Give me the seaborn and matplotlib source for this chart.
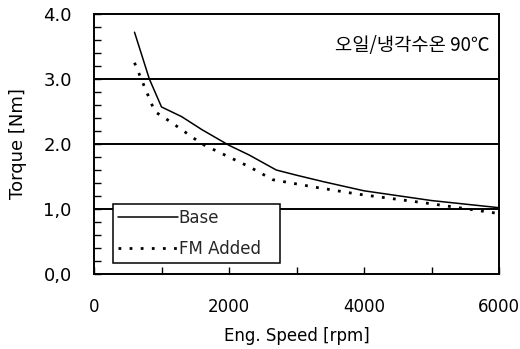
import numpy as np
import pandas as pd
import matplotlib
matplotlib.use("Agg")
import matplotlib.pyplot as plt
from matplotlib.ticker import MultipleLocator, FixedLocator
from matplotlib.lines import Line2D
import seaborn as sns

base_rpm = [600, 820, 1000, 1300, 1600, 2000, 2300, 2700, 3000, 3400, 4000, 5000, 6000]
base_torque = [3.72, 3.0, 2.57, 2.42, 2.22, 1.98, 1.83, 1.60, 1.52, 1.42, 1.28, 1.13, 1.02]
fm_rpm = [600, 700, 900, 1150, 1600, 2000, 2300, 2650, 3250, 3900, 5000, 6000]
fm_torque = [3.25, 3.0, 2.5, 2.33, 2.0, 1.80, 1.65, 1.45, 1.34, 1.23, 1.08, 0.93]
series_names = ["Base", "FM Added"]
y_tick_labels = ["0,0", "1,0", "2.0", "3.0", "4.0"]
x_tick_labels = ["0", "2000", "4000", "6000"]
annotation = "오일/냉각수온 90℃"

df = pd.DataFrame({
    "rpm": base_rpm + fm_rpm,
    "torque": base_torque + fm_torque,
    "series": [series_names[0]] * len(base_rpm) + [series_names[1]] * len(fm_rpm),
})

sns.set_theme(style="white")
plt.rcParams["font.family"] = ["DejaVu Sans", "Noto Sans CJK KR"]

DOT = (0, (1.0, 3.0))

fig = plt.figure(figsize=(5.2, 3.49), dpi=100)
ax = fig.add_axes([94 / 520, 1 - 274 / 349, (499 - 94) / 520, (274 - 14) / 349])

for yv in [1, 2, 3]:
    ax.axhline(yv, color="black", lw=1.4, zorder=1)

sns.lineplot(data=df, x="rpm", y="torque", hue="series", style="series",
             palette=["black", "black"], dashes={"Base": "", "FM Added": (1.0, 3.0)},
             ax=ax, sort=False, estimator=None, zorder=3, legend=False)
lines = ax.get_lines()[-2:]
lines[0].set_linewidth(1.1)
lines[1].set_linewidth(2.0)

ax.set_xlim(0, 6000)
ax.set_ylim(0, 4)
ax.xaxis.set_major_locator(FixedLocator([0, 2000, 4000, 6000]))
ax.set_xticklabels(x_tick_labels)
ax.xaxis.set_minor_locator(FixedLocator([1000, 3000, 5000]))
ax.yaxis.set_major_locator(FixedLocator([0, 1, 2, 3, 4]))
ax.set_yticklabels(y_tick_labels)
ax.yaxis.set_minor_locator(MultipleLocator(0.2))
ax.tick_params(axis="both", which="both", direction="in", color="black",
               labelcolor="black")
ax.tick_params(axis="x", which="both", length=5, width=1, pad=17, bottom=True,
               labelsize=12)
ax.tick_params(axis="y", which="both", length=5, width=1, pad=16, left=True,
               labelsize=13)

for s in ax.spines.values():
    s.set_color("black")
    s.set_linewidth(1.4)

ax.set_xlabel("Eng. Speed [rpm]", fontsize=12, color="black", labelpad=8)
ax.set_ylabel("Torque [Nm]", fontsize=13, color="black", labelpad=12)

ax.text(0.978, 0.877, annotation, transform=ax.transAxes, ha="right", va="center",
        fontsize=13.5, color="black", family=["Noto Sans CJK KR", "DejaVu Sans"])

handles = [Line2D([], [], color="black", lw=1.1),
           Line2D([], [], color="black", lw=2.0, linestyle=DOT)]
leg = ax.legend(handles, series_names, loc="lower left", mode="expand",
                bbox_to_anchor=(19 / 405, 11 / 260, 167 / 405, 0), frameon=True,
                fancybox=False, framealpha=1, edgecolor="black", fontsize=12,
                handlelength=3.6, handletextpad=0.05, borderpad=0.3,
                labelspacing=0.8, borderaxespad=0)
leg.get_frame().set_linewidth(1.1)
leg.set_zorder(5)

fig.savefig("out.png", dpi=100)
#####
▶ EXERCISE OBJECTIVE: List all lines holding the string "seaborn".

▶ RESULT FOR THIS TASK:
Give me the seaborn and matplotlib source for this chart.
import seaborn as sns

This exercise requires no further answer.